## [What is required]
Find the lines that hold "matplotlib". Report only how many there are.

%%

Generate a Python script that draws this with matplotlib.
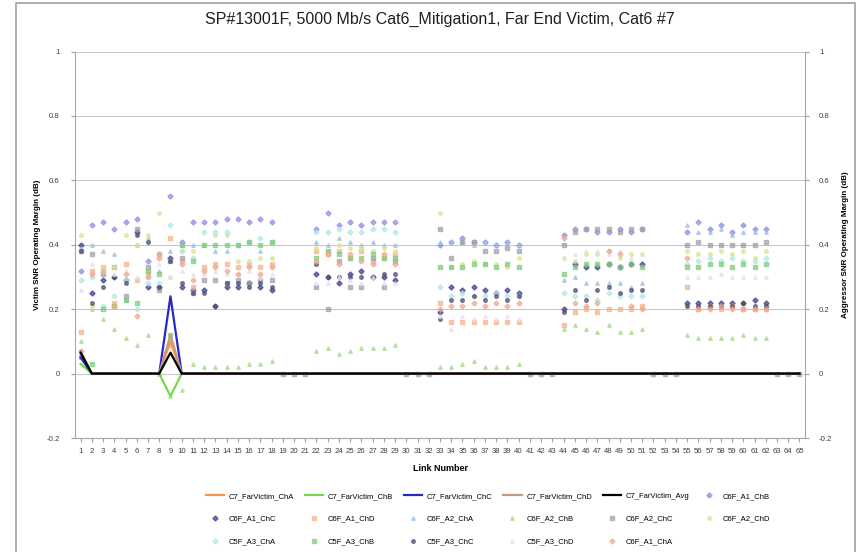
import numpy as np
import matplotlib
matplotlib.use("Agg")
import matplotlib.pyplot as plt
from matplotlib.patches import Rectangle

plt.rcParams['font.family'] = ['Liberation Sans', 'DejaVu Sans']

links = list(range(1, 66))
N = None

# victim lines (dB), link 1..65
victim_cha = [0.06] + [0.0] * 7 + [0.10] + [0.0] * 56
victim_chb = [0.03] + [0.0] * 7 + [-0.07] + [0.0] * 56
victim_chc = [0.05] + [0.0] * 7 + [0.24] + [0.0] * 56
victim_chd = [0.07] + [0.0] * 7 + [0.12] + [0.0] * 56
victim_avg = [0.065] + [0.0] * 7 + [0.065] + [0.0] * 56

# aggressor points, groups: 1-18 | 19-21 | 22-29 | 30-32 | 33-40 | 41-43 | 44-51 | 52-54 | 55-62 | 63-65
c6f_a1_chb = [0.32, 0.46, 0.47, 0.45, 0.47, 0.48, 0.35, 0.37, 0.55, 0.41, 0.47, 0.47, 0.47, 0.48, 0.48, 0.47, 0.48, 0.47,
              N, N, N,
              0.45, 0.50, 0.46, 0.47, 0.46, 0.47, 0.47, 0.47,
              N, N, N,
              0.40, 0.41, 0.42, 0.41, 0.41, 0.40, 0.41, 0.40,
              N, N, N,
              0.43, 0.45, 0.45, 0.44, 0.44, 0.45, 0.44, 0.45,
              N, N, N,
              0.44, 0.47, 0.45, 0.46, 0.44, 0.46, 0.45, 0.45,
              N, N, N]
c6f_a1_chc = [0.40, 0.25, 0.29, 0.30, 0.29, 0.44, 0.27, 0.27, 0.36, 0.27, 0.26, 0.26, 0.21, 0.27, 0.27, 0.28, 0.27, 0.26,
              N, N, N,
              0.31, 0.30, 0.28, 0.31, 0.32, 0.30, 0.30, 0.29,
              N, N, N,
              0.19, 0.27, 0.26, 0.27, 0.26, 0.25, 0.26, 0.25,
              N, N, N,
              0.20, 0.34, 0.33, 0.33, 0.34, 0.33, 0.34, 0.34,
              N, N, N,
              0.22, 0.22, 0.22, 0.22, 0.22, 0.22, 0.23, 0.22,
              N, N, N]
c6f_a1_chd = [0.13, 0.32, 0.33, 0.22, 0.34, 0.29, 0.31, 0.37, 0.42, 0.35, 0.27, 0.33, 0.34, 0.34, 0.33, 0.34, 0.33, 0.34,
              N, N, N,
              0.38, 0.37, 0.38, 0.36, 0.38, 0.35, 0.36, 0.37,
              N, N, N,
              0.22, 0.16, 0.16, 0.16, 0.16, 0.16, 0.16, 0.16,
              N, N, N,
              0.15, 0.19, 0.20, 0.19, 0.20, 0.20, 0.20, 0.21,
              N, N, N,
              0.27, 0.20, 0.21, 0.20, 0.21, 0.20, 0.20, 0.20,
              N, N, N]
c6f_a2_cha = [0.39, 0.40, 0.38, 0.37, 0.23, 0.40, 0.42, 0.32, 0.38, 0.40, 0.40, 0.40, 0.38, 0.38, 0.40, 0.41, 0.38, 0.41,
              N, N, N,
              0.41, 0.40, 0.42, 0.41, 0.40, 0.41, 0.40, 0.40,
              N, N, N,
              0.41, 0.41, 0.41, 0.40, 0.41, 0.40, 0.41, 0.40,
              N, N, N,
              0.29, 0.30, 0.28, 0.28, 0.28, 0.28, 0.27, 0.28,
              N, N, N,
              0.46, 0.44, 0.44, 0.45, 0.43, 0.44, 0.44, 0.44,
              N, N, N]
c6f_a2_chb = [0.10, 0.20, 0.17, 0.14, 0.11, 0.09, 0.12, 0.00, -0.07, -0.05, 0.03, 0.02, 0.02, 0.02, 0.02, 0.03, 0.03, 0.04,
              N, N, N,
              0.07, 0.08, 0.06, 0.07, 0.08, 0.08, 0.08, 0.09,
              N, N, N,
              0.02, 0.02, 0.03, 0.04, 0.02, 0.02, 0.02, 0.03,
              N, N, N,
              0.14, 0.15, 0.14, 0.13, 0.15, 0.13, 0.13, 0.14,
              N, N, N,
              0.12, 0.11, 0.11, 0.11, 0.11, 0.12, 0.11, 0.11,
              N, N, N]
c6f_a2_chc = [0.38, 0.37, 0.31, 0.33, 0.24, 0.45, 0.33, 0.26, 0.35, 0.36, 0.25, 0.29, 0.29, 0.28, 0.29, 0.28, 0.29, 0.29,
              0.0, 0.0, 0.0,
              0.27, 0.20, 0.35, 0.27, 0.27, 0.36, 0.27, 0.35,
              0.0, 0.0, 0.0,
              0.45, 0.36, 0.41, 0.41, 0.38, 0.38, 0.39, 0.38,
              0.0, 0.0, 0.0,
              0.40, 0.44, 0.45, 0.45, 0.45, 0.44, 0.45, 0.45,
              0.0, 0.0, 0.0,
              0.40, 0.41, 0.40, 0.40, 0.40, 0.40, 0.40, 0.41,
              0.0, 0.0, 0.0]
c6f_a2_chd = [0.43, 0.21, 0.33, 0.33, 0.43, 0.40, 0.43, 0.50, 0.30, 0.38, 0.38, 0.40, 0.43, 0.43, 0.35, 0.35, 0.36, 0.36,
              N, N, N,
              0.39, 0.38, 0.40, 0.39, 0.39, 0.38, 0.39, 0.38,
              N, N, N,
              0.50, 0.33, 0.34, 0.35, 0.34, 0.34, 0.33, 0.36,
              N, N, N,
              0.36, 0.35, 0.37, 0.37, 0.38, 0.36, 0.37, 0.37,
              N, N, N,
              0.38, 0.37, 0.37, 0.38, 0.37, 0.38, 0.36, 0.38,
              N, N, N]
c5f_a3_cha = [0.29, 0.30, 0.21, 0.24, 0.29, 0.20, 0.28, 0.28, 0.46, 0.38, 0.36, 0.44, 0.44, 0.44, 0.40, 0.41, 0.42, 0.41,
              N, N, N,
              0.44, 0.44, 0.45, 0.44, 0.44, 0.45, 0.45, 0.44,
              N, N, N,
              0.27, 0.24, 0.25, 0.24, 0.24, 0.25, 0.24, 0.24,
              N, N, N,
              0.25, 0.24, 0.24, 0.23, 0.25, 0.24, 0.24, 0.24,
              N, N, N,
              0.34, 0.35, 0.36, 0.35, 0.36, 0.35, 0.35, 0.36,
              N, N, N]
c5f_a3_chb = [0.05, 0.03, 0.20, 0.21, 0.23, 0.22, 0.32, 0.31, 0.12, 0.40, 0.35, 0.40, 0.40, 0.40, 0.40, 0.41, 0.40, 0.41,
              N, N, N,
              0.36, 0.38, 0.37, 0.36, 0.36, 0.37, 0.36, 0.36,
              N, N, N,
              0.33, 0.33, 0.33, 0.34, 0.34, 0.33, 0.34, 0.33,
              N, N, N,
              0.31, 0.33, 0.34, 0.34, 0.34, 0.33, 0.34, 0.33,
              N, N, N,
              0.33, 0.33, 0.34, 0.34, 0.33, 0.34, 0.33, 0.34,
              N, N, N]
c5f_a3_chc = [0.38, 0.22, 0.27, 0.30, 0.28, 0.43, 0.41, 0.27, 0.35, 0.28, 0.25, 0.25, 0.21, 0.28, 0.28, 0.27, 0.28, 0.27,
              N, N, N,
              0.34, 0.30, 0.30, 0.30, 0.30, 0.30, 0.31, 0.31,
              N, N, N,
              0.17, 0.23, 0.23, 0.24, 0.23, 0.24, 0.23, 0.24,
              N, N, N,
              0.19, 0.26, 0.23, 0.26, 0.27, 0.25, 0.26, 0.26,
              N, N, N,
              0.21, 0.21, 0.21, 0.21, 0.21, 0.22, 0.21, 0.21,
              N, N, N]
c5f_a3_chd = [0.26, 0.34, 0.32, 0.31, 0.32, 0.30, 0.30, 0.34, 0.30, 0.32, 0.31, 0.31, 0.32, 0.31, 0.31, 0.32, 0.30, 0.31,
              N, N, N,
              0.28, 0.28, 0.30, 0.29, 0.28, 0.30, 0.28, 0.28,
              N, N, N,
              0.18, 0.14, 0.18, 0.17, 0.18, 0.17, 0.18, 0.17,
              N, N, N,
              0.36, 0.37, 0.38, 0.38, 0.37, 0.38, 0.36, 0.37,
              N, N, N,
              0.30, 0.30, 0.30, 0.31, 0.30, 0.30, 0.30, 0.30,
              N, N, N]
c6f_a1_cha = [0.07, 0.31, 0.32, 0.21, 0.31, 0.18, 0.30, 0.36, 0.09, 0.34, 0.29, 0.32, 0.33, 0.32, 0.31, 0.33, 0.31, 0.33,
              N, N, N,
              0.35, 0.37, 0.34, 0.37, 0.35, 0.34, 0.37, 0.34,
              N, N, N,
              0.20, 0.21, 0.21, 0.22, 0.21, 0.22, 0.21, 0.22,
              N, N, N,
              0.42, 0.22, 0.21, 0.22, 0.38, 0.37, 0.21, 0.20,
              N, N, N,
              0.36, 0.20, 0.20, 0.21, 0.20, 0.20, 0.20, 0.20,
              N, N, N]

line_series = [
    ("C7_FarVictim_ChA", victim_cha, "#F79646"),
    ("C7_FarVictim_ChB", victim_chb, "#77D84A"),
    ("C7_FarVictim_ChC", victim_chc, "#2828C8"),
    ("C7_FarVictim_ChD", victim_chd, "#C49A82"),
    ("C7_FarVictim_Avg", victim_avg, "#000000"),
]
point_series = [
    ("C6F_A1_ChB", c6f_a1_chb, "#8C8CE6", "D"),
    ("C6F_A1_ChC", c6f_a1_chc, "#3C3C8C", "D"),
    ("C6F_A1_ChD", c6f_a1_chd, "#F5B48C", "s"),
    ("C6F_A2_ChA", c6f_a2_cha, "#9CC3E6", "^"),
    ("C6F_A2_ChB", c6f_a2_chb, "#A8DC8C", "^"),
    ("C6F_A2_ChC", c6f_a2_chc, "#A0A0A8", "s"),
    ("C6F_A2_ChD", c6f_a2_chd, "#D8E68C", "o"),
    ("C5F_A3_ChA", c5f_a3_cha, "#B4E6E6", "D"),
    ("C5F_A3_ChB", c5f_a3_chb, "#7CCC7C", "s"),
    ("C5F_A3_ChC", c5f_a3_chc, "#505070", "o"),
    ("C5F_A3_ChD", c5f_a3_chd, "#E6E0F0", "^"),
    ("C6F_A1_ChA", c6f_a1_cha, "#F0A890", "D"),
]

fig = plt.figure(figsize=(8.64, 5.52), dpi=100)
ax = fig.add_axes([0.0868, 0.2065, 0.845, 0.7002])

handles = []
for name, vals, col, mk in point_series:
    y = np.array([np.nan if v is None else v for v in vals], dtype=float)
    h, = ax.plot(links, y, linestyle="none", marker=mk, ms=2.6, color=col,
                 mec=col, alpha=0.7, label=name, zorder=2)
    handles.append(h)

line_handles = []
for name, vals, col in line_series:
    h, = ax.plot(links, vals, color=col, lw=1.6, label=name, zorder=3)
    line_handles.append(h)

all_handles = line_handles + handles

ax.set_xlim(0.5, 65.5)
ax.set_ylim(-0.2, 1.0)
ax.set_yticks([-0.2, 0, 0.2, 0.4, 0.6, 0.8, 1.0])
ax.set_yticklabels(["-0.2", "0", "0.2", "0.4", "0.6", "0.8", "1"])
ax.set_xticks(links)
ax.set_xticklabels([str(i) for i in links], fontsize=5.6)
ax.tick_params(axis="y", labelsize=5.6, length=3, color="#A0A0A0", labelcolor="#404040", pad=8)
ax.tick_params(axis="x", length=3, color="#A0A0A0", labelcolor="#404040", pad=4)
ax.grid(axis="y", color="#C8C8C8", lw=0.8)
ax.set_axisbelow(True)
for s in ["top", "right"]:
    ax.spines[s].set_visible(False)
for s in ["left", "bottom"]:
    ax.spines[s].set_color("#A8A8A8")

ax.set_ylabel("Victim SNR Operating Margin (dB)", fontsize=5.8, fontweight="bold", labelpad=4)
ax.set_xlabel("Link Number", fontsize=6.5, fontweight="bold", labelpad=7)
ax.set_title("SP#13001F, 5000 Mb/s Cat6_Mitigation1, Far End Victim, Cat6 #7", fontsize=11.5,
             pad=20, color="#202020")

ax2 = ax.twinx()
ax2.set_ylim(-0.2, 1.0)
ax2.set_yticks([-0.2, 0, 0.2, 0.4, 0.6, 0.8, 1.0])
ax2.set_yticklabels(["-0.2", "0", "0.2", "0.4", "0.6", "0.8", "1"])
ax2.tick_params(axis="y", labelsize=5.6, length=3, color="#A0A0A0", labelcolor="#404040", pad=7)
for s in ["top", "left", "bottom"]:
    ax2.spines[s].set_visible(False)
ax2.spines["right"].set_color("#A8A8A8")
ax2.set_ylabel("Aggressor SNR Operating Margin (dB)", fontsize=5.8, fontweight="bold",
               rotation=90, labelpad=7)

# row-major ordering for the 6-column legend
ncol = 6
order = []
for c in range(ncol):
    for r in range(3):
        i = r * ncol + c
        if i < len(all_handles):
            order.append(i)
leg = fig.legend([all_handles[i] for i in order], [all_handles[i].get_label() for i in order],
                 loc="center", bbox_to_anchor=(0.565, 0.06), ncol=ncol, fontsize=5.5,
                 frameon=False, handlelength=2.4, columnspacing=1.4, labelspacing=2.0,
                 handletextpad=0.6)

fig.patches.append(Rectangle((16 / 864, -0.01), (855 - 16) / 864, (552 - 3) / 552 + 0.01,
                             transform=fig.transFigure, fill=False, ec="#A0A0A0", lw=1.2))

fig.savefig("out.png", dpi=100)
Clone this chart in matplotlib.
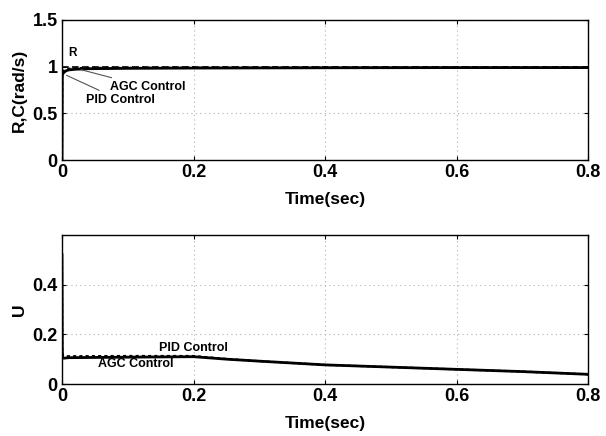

%%

## [Result]
6